The report cites recent data showing that consumers increasingly are concerned about their privacy on mobile devices. For example, the FTC reports that 57 percent of all app users have either uninstalled an app over concerns about having to share their personal information, or have declined to install an app in the first place for similar reasons. I have discussed some of the privacy concerns of apps in my other columns for Justia’s Verdict.
The FTC report recommends that mobile platforms should provide better disclosures about when apps are accessing sensitive content like geolocation, and should also seek “affirmative express consent for content that consumers would find sensitive in many contexts, such as contacts, photos, calendar entries, or the recording of audio or video content. The FTC suggests that such platforms should consider developing a one-stop “dashboard” approach, to allow consumers to review the types of content that are being accessed by the apps they have downloaded. The FTC also asks platforms to consider offering a Do Not Track (DNT) mechanism for smartphone users. A mobile DNT mechanism, which a majority of the Commission has endorsed, would allow consumers to choose to prevent tracking by ad networks or other third parties as they navigate among apps on their phones.

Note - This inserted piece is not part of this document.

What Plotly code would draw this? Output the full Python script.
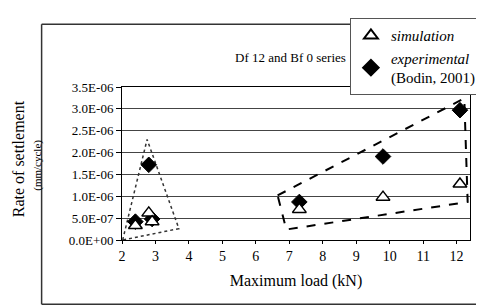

The FTC is working with other stakeholders including the Department of Commerce, to develop a code of conduct on mobile-application transparency. To the extent that strong privacy codes are developed, the FTC will view adherence to such codes favorably in connection with it enforcement work.
The Way Forward: This Is Not Just About the Big Companies
The FTC report lays out a clear picture of what sort of activities might bring a company under investigation. One example would be a company’s conveying the impression that an app will gather geolocation data only once, when, in fact, it does so repeatedly.
For companies like Apple, Google, Microsoft, Amazon and BlackBerry these suggestions essentially create public policy guidance to which these big players will adhere. But the FTC also has its sights set on thousands of small businesses that create apps that smartphone users can download for thousands of more tailored services they seek—from hailing taxis to finding dog walkers. The FTC report and its recent enforcement action put these smaller companies on notice that their own privacy practices are under scrutiny as well. And in some sense, it is this group of businesses that may have been unaware of their obligations under existing laws such as COPPA.
The FTC recommendations follow a similar set of guidelines issued last month by the California Attorney General, Both the California AG and the FTC will have influence on the key issue of mobile app privacy in the future.